Para abreviar y hablando en términos económicos: nos han subido el IVA. No hace falta ser un pariente lejano de aquellos brujos del Sahara para predecir las consecuencias: los más pobres, los parados, los indigentes, los mileuristas, los autónomos, los pequeños empresarios, los que no llegan a fin de mes, los de las hipotecas, los de los inacabables insomnios, los inmigrantes, las putas y los 2.460.584 funcionarios, serán, desde ahora, algo más de la mísera parte de su condición, con cierta exención para estos últimos por su carácter vitalicio. Sin embargo, nadie debe rasgarse las vestiduras ni salir a la calle con guadañas o fusiles, porque la leche, el pan y los huevos han sido indultados con la caridad de un Gobierno que sabe muy bién señalar a los tontos y distinguir a los productos de primera necesidad. En resumen, el Gobierno acaba de perpetrar un atraco "a mano desgobernada" de 6.000 millones de Euros a la clase más pobre de este país.
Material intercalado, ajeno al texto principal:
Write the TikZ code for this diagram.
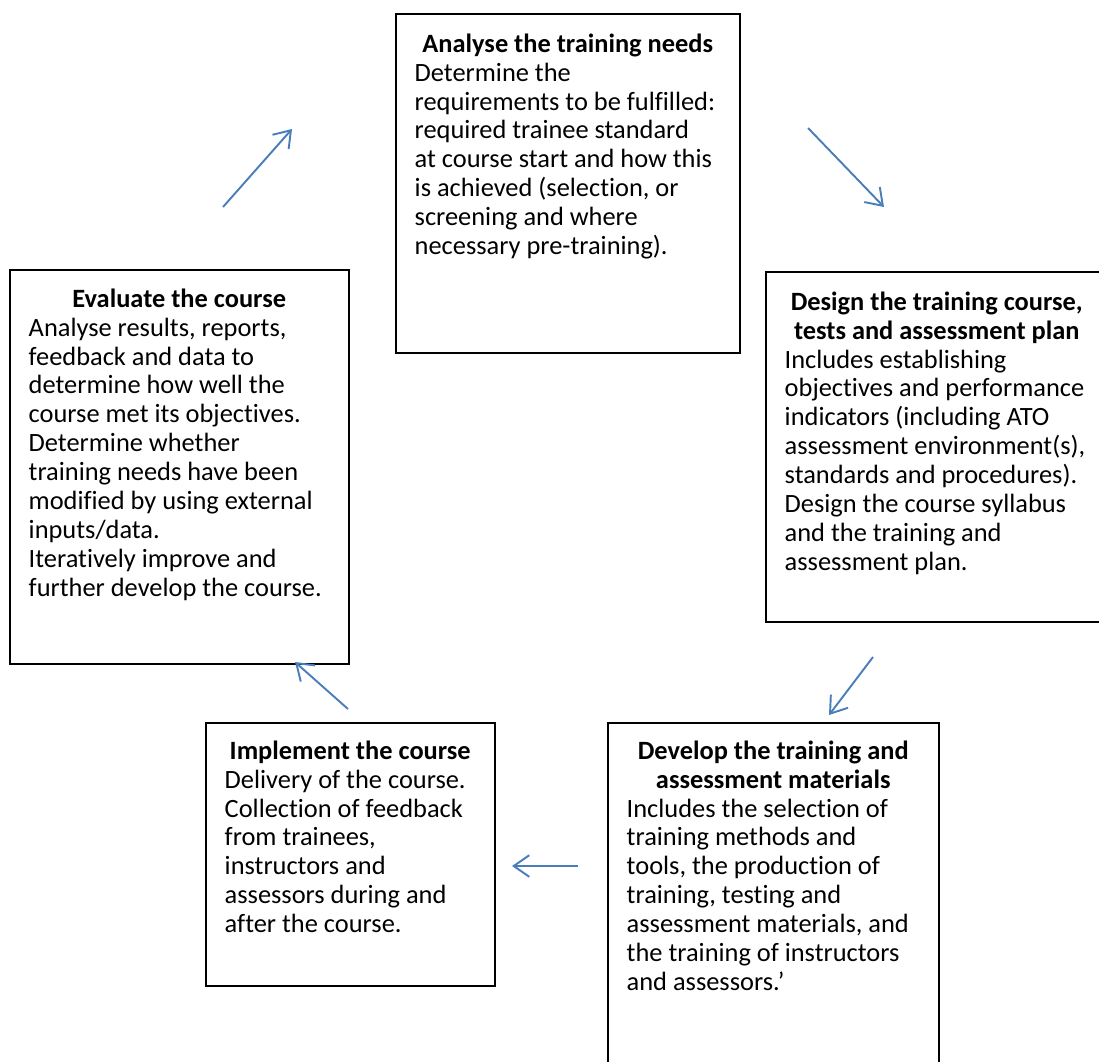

Es algo así como si yo mismo me doy cuenta mañana de que mi casa no tiene los muebles adecuados y para fascinar a mis vecinos de arriba cuando vengan a cenar, en vez de atracar un banco, o asaltar la casa de un ministro, o la de un presidente de Gobierno, o la sede central de la petrolera más grande del país, o la caja de caudales de cualquier laboratorio farmaceútico, o las oficinas del Real Madrid o las del F.C. Barcelona el día del pago de las nóminas, me voy derechito a casa de Paca la de los Cañamones, le atizo un estacazo en la cabeza y después le robo los arenques fritos en aceite rancio que tiene sobre la mesa para cenar. A continuación, perpetro el mismo acto con todas las "Pacas" de España hasta que la montaña de arenques, aunque algo maloliente, alcance valores significativos. Algo, más o menos, así.
Un día salió en la prensa británica la noticia de la muerte del escritor George Bernard Shaw. Cuando esa misma mañana se presentó en su casa un periodista para darle las condolencias a la viúda y abrió la puerta el propio Bernard Shaw, el periodista, perplejo, le enseñó el titular del periódico, a lo que el escritor contestó: "Caballero, me parece una noticia prematura y sobretodo exagerada". Pues bién, a esta nueva acción gubernamental para salvar a las patrias y los pellejos de todos sus mandatarios, lamentablemente, no le podemos asignar ninguno de esos dos adjetivos tan oportunamente mentados por Bernard Shaw, sino que habremos de hablar de una acción certera, precisa, puntual en el tiempo, es decir de ahora en adelante, y en el espacio, o sea en todos y cada uno de los hogares donde la noche se ha hecho eterna bajo el cielo sin estrellas de esta puta España. Y al amparo de la medida todos los pillos harán su Agosto, como suele suceder. El Gobierno acaba de dar un puñetazo sobre la mesa sabiendo que andamos todos debajo, pero los ciudadasnos -digo ciudadasnos y digo bién- continúan con las bocas abiertas esperando que, como el maná, les caigan dentro las migajas prometidas, con el llanto en los ojos, el voto agazapado en el fondo de un bolsillo, los pantalones bajados, y esa mirada inexpresiva que exhiben los idiotas cuando habla o se ventosea el gran patrón. Tanto les da lo uno o lo otro.
España, como la bella durmiente, está sumida en un profundo sueño: nos hallamos bien jodidos y escrupulosamente callados, la ciudadasnía ideal para cualquier gobierno pícaro y traidor.
Lo dijo hace algunos años Félix de Azúa: "Ha llegado la hora de tirar el televisor por el hueco de la escalera y ¡despertar!". Cuando abramos los ojos, veremos lo que queda.